Pickett outlined the next steps. He said that RCA won’t make a decision without working with the utility, and they’ll need to bring in commission staff and administrative law judges, which are independent adjudicators often used for regulatory matters.

“We’ve only had a couple of these types of investigations and they can be quite brutal, quite frankly. One was in Aniak, another one in Egegik,” Pickett said. “And at the end of the day, if the commission does find that the utility is not willing and able under its certificate of public convenience and necessity, you’ve got to figure who is going to do it then.”

RCA spokesman Steven Jones said that the commission will consult with an administrative law judge about the next steps to look into Aniak Light & Power’s management practice.

They look at a number of things to determine whether it’s — does it require an onsite visit? Does it require testimony?” Jones said. Does it require witnesses or experts, or there’s a variety of things that they have more power to call upon than the consumer protection section would be able to do?”

Jones also said that the commission will be considering some of the issues brought up.

“There was a number of people that expressed questions to the commission such as the adjustment, or record keeping, or age of infrastructure and so on,” said Jones.

Jones explained that there are different types of investigations depending on the issue.

“Whether it be billing practices, or management practices, or rates, charges, all of those things fall under their tariff. And so if there’s one that they believe that may need further investigation, they narrowed down the topic. In this case, [Pickett] believed it to be management practices,” Jones said. “Typically, management practices take on a higher level of the commission because it’s not something as clearly defined as, say, a rate page might have the numbers on it.

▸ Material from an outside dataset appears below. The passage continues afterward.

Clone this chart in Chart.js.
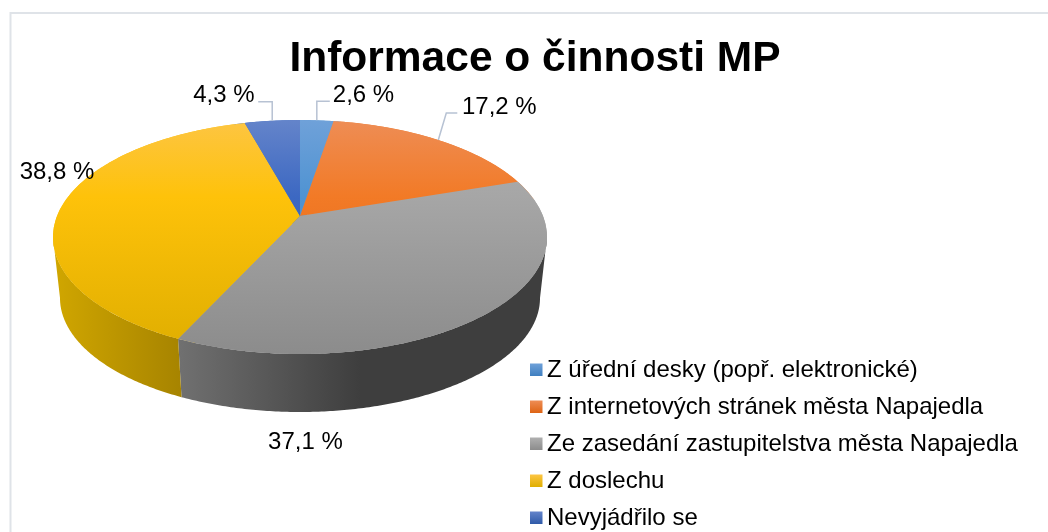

Whereas a management decision may not be clearly written or not spelled out, or just needs further investigation because it was interpreted a different way.”

This week, residents learned prices have been pushed up by another 13%.

The regulatory commission has told Aniak Light & Power that the company has to file with it more frequently because of the current price surges.

Jones said that the utility made a filing to reduce its rates on June 28. If approved, the change would bring power costs down about 10% from their current levels.